Maybe I'm bitter (aka: still recovering from a recent semester) but this is yet another book that shows college as a glamorous party haven. Although, the girls are seen grabbing textbooks and sighing over library books, the full experience of college isn't actually shown??? I mean, come on. Where are the consistent emails from your professor? Group chats? An overrun coffee machine? (The girls were usually seen skipping class or smoking in their dorm rooms.)

"Aubrey's thinking about taking Renaissance Painting and a bunch of other floofy stuff," Jenny said, smiling.

"Floofy?" Kate said, and laughed. "You're too much."

"You're saying those courses aren't practical," Aubrey said. "I get it, but why come to Carlisle if not to study things that inspire me?"

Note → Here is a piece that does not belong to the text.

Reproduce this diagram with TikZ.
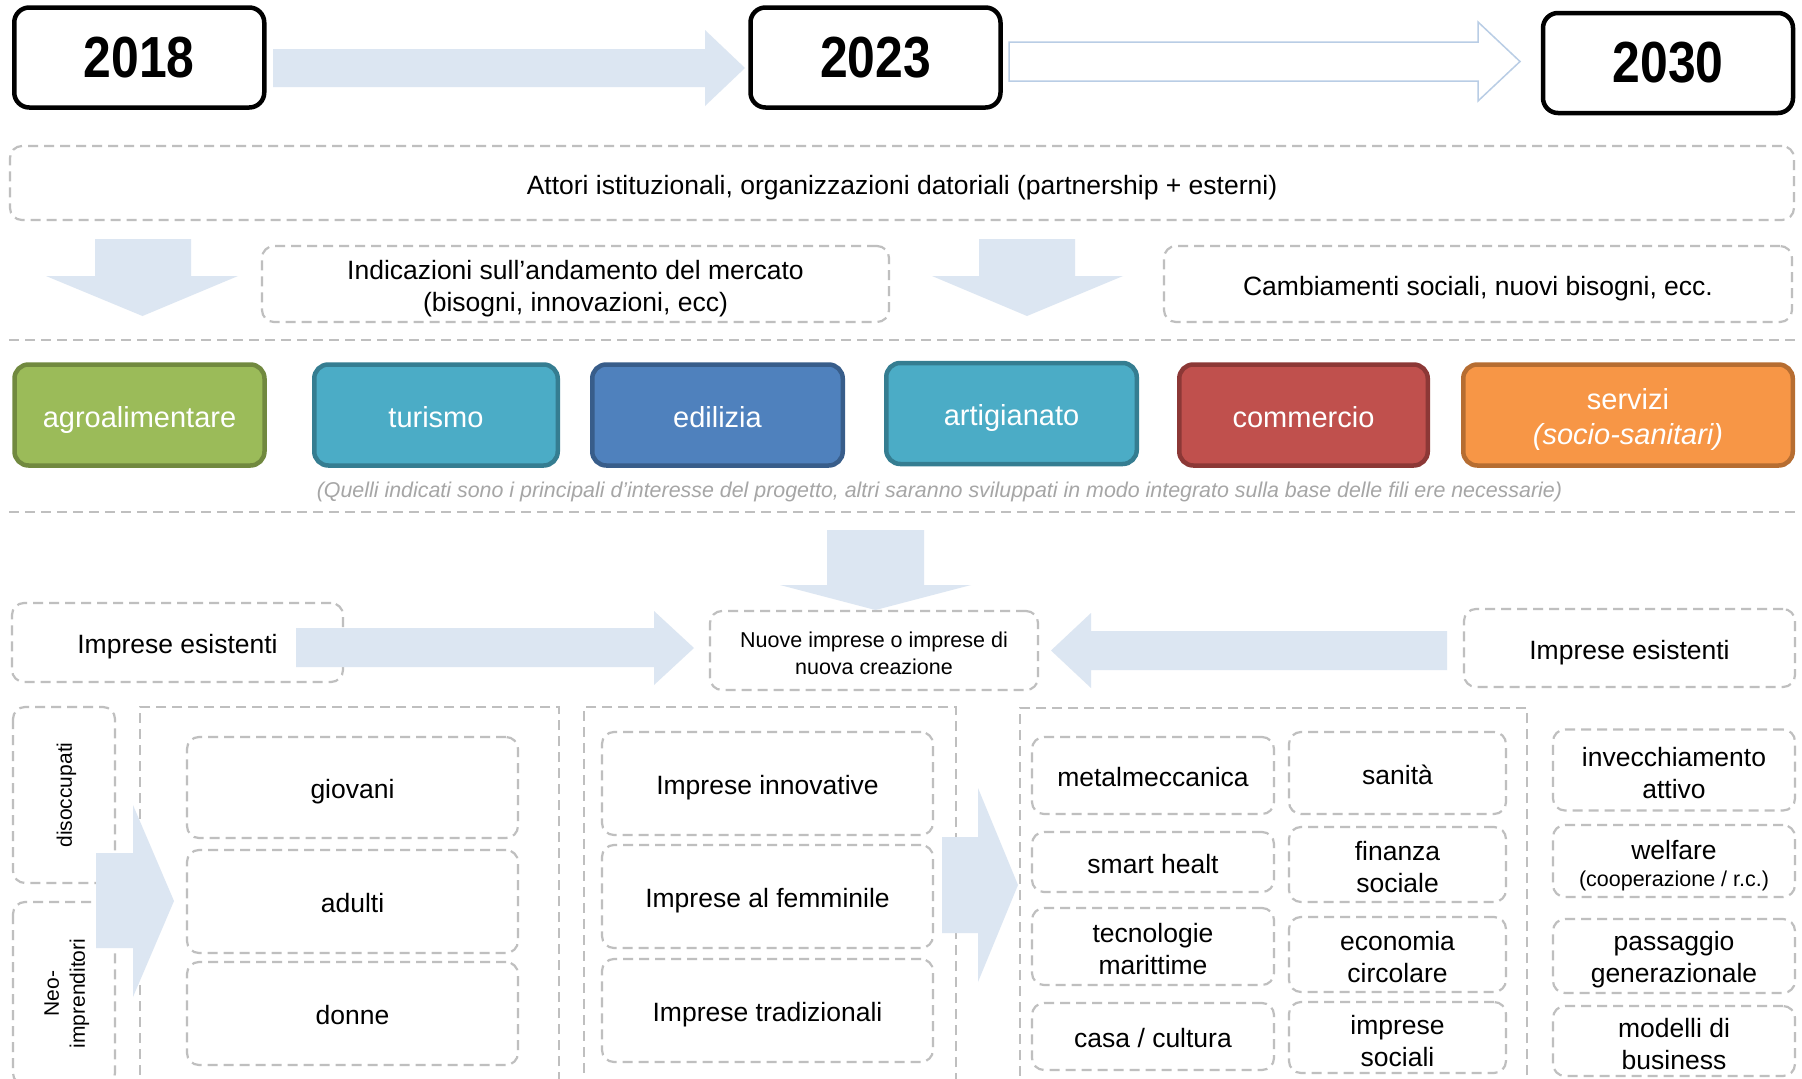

"Um, to get a job after?" Jenny said.

The book includes a flash-forward, twenty years into the future, and it's pretty terrifying. For these girls, at least. They deserved a Breaking Dawn: Part 2 plot twist, at least. They're all unhappily married, barely friends, and one of them has been murdered by one of their husbands. I truly didn't like how they interacted in general. I was originally going to say Kate was the unsung hero of this novel, but I'm going to stick with Jenny. Her life was so continuously unfortunate. There wasn't one focused POV, I believe this was a wild, undetermined case of third-POV, but she was always The Unappreciated Friend. One minute, they were trying to coddle Kate and the next, they were double-teaming her with their girl hatred. Dear, please.

The only real friends are Aubrey and Jenny. They held each other's hair back, stroll through Central Park on Thanksgiving, dried each other's tears, although Jenny is mostly seen doing that for Aubrey.

The twenty-year flashforward truly didn't belong. It was so cringey and outright sad. If this was simply a college-based novel on friendship and girlhood and first-time romance, it would've been great. Aubrey and Jenny had a great friendship, but when it carried into the future, .  I can only describe it as a shame. Definitely a pass.